**STATED PROBLEM**
Leave out the images; return the rest of the data exactly.

══ MATERIAL

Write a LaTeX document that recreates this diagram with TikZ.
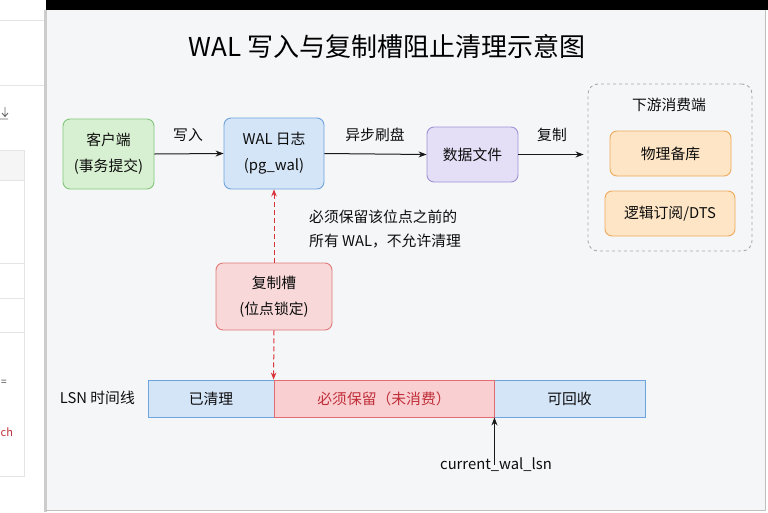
\documentclass[tikz,border=0pt]{standalone}
\usepackage{fontspec}
\setmainfont{Noto Sans CJK SC}
\usetikzlibrary{arrows.meta}
\definecolor{panelbg}{HTML}{F5F6F8}
\definecolor{gfill}{HTML}{D8F0D2}\definecolor{gline}{HTML}{82C77A}
\definecolor{bfill}{HTML}{D5E5F8}\definecolor{bline}{HTML}{6FA3DC}
\definecolor{pfill}{HTML}{E4DEF6}\definecolor{pline}{HTML}{A093D6}
\definecolor{ofill}{HTML}{FDE5C6}\definecolor{oline}{HTML}{EFAA5C}
\definecolor{rfill}{HTML}{F8D8D8}\definecolor{rline}{HTML}{E07A7A}
\definecolor{tfill}{HTML}{F9CFD1}\definecolor{tline}{HTML}{E06C70}
\definecolor{redtxt}{HTML}{C0303A}
\definecolor{redarrow}{HTML}{D9343A}
\definecolor{grp}{HTML}{A8A8A8}
\definecolor{uiline}{HTML}{E4E4E4}
\tikzset{
  txt/.style={font=\fontsize{14.8}{26}\selectfont, text=black!95, inner sep=0pt},
  boxbase/.style={txt, rounded corners=7pt, line width=0.9pt, align=center},
  greenbox/.style={boxbase, fill=gfill, draw=gline},
  bluebox/.style={boxbase, fill=bfill, draw=bline},
  purplebox/.style={boxbase, fill=pfill, draw=pline},
  orangebox/.style={boxbase, fill=ofill, draw=oline},
  redbox/.style={boxbase, fill=rfill, draw=rline},
  seg/.style={txt, line width=0.9pt, minimum height=37pt},
  arr/.style={-{Stealth[length=8pt,width=6pt]}, line width=1pt, black!90},
  redarr/.style={-{Stealth[length=7pt,width=5.5pt]}, line width=1pt, redarrow, dash pattern=on 5pt off 3pt},
}
\begin{document}
\begin{tikzpicture}[x=1pt,y=-1pt]
\useasboundingbox (0,0) rectangle (768,512);
% outside UI strip
\fill[white] (0,0) rectangle (768,512);
\draw[uiline, line width=0.8pt] (0,20) -- (44,20);
\draw[uiline, line width=0.6pt] (0,85) -- (44,85);
\fill[black!4] (0,150) rectangle (24,180);
\draw[uiline, line width=0.6pt] (0,150) -- (24,150) -- (24,476) -- (0,476);
\draw[uiline, line width=0.6pt] (0,180) -- (24,180);
\draw[uiline, line width=0.6pt] (0,263) -- (24,263);
\draw[uiline, line width=0.6pt] (0,298) -- (24,298);
\draw[uiline, line width=0.6pt] (0,332) -- (24,332);
\draw[black!60, line width=0.9pt] (0,119) -- (8,119) (5,107) -- (5,116) (2,113) -- (5,116.5) -- (8,113);
\node[txt, font=\fontsize{10}{11}\selectfont, text=black!75] (eq) at (4,383) {=};
\node[txt, font=\fontsize{11}{12}\selectfont, text=redtxt, anchor=west] (ch) at (0.5,432) {ch};
% panel
\fill[black] (46,0) rectangle (768,10);
\fill[panelbg] (46,10) rectangle (766,510);
\draw[black!20, line width=2.5pt] (45.5,10) -- (45.5,512);
\draw[black!25, line width=0.8pt] (765.5,10) -- (765.5,510.5) -- (46,510.5);
% title
\node[txt, font=\fontsize{26}{28}\selectfont, text=black] (title) at (387,47) {WAL 写入与复制槽阻止清理示意图};
% main flow
\node[greenbox, minimum width=91pt, minimum height=70pt] (client) at (108.5,154) {客户端\\(事务提交)};
\node[bluebox, minimum width=100pt, minimum height=71pt] (wal) at (274,153.5) {WAL 日志\\(pg\_wal)};
\node[purplebox, minimum width=91pt, minimum height=55pt] (data) at (472.5,154.5) {数据文件};
\node[draw=grp, dashed, line width=0.9pt, rounded corners=10pt, minimum width=164pt, minimum height=167pt, inner sep=0pt] (group) at (670,167.5) {};
\node[txt] (grouptitle) at (669,105) {下游消费端};
\node[orangebox, minimum width=121pt, minimum height=45pt] (phys) at (670.5,153.5) {物理备库};
\node[orangebox, minimum width=130pt, minimum height=45pt] (logic) at (670,213.5) {逻辑订阅/DTS};
\draw[arr] (client.east) -- (wal.west);
\node[txt] (lw) at (188,135) {写入};
\draw[arr] (wal.east) -- (data.west);
\node[txt] (lf) at (375,135) {异步刷盘};
\draw[arr] (data.east) -- ([xshift=-4pt]group.west |- data.east);
\node[txt] (lr) at (552,135) {复制};
% slot
\node[redbox, minimum width=116pt, minimum height=67pt] (slot) at (274,296.5) {复制槽\\(位点锁定)};
\draw[redarr] (slot.north) -- (wal.south);
\node[txt, anchor=west] (note1) at (309,217) {必须保留该位点之前的};
\node[txt, anchor=west] (note2) at (309,241) {所有 WAL，不允许清理};
% timeline
\node[txt, anchor=east] (lsn) at (135,398) {LSN 时间线};
\node[seg, fill=bfill, draw=bline, minimum width=126pt] (s1) at (211,398.5) {已清理};
\node[seg, fill=bfill, draw=bline, minimum width=151pt] (s3) at (569.5,398.5) {可回收};
\node[seg, fill=tfill, draw=tline, minimum width=220pt, text=redtxt] (s2) at (384,398.5) {必须保留（未消费）};
\draw[redarr] (slot.south) -- (s2.north west);
\node[txt] (cur) at (496,465) {current\_wal\_lsn};
\draw[arr] ([yshift=-7pt]cur.north -| s2.south east) -- (s2.south east);
\end{tikzpicture}
\end{document}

════

**COMPLETE OUTPUT**
Write a LaTeX document that recreates this diagram with TikZ.
\documentclass[tikz,border=0pt]{standalone}
\usepackage{fontspec}
\setmainfont{Noto Sans CJK SC}
\usetikzlibrary{arrows.meta}
\definecolor{panelbg}{HTML}{F5F6F8}
\definecolor{gfill}{HTML}{D8F0D2}\definecolor{gline}{HTML}{82C77A}
\definecolor{bfill}{HTML}{D5E5F8}\definecolor{bline}{HTML}{6FA3DC}
\definecolor{pfill}{HTML}{E4DEF6}\definecolor{pline}{HTML}{A093D6}
\definecolor{ofill}{HTML}{FDE5C6}\definecolor{oline}{HTML}{EFAA5C}
\definecolor{rfill}{HTML}{F8D8D8}\definecolor{rline}{HTML}{E07A7A}
\definecolor{tfill}{HTML}{F9CFD1}\definecolor{tline}{HTML}{E06C70}
\definecolor{redtxt}{HTML}{C0303A}
\definecolor{redarrow}{HTML}{D9343A}
\definecolor{grp}{HTML}{A8A8A8}
\definecolor{uiline}{HTML}{E4E4E4}
\tikzset{
  txt/.style={font=\fontsize{14.8}{26}\selectfont, text=black!95, inner sep=0pt},
  boxbase/.style={txt, rounded corners=7pt, line width=0.9pt, align=center},
  greenbox/.style={boxbase, fill=gfill, draw=gline},
  bluebox/.style={boxbase, fill=bfill, draw=bline},
  purplebox/.style={boxbase, fill=pfill, draw=pline},
  orangebox/.style={boxbase, fill=ofill, draw=oline},
  redbox/.style={boxbase, fill=rfill, draw=rline},
  seg/.style={txt, line width=0.9pt, minimum height=37pt},
  arr/.style={-{Stealth[length=8pt,width=6pt]}, line width=1pt, black!90},
  redarr/.style={-{Stealth[length=7pt,width=5.5pt]}, line width=1pt, redarrow, dash pattern=on 5pt off 3pt},
}
\begin{document}
\begin{tikzpicture}[x=1pt,y=-1pt]
\useasboundingbox (0,0) rectangle (768,512);
% outside UI strip
\fill[white] (0,0) rectangle (768,512);
\draw[uiline, line width=0.8pt] (0,20) -- (44,20);
\draw[uiline, line width=0.6pt] (0,85) -- (44,85);
\fill[black!4] (0,150) rectangle (24,180);
\draw[uiline, line width=0.6pt] (0,150) -- (24,150) -- (24,476) -- (0,476);
\draw[uiline, line width=0.6pt] (0,180) -- (24,180);
\draw[uiline, line width=0.6pt] (0,263) -- (24,263);
\draw[uiline, line width=0.6pt] (0,298) -- (24,298);
\draw[uiline, line width=0.6pt] (0,332) -- (24,332);
\draw[black!60, line width=0.9pt] (0,119) -- (8,119) (5,107) -- (5,116) (2,113) -- (5,116.5) -- (8,113);
\node[txt, font=\fontsize{10}{11}\selectfont, text=black!75] (eq) at (4,383) {=};
\node[txt, font=\fontsize{11}{12}\selectfont, text=redtxt, anchor=west] (ch) at (0.5,432) {ch};
% panel
\fill[black] (46,0) rectangle (768,10);
\fill[panelbg] (46,10) rectangle (766,510);
\draw[black!20, line width=2.5pt] (45.5,10) -- (45.5,512);
\draw[black!25, line width=0.8pt] (765.5,10) -- (765.5,510.5) -- (46,510.5);
% title
\node[txt, font=\fontsize{26}{28}\selectfont, text=black] (title) at (387,47) {WAL 写入与复制槽阻止清理示意图};
% main flow
\node[greenbox, minimum width=91pt, minimum height=70pt] (client) at (108.5,154) {客户端\\(事务提交)};
\node[bluebox, minimum width=100pt, minimum height=71pt] (wal) at (274,153.5) {WAL 日志\\(pg\_wal)};
\node[purplebox, minimum width=91pt, minimum height=55pt] (data) at (472.5,154.5) {数据文件};
\node[draw=grp, dashed, line width=0.9pt, rounded corners=10pt, minimum width=164pt, minimum height=167pt, inner sep=0pt] (group) at (670,167.5) {};
\node[txt] (grouptitle) at (669,105) {下游消费端};
\node[orangebox, minimum width=121pt, minimum height=45pt] (phys) at (670.5,153.5) {物理备库};
\node[orangebox, minimum width=130pt, minimum height=45pt] (logic) at (670,213.5) {逻辑订阅/DTS};
\draw[arr] (client.east) -- (wal.west);
\node[txt] (lw) at (188,135) {写入};
\draw[arr] (wal.east) -- (data.west);
\node[txt] (lf) at (375,135) {异步刷盘};
\draw[arr] (data.east) -- ([xshift=-4pt]group.west |- data.east);
\node[txt] (lr) at (552,135) {复制};
% slot
\node[redbox, minimum width=116pt, minimum height=67pt] (slot) at (274,296.5) {复制槽\\(位点锁定)};
\draw[redarr] (slot.north) -- (wal.south);
\node[txt, anchor=west] (note1) at (309,217) {必须保留该位点之前的};
\node[txt, anchor=west] (note2) at (309,241) {所有 WAL，不允许清理};
% timeline
\node[txt, anchor=east] (lsn) at (135,398) {LSN 时间线};
\node[seg, fill=bfill, draw=bline, minimum width=126pt] (s1) at (211,398.5) {已清理};
\node[seg, fill=bfill, draw=bline, minimum width=151pt] (s3) at (569.5,398.5) {可回收};
\node[seg, fill=tfill, draw=tline, minimum width=220pt, text=redtxt] (s2) at (384,398.5) {必须保留（未消费）};
\draw[redarr] (slot.south) -- (s2.north west);
\node[txt] (cur) at (496,465) {current\_wal\_lsn};
\draw[arr] ([yshift=-7pt]cur.north -| s2.south east) -- (s2.south east);
\end{tikzpicture}
\end{document}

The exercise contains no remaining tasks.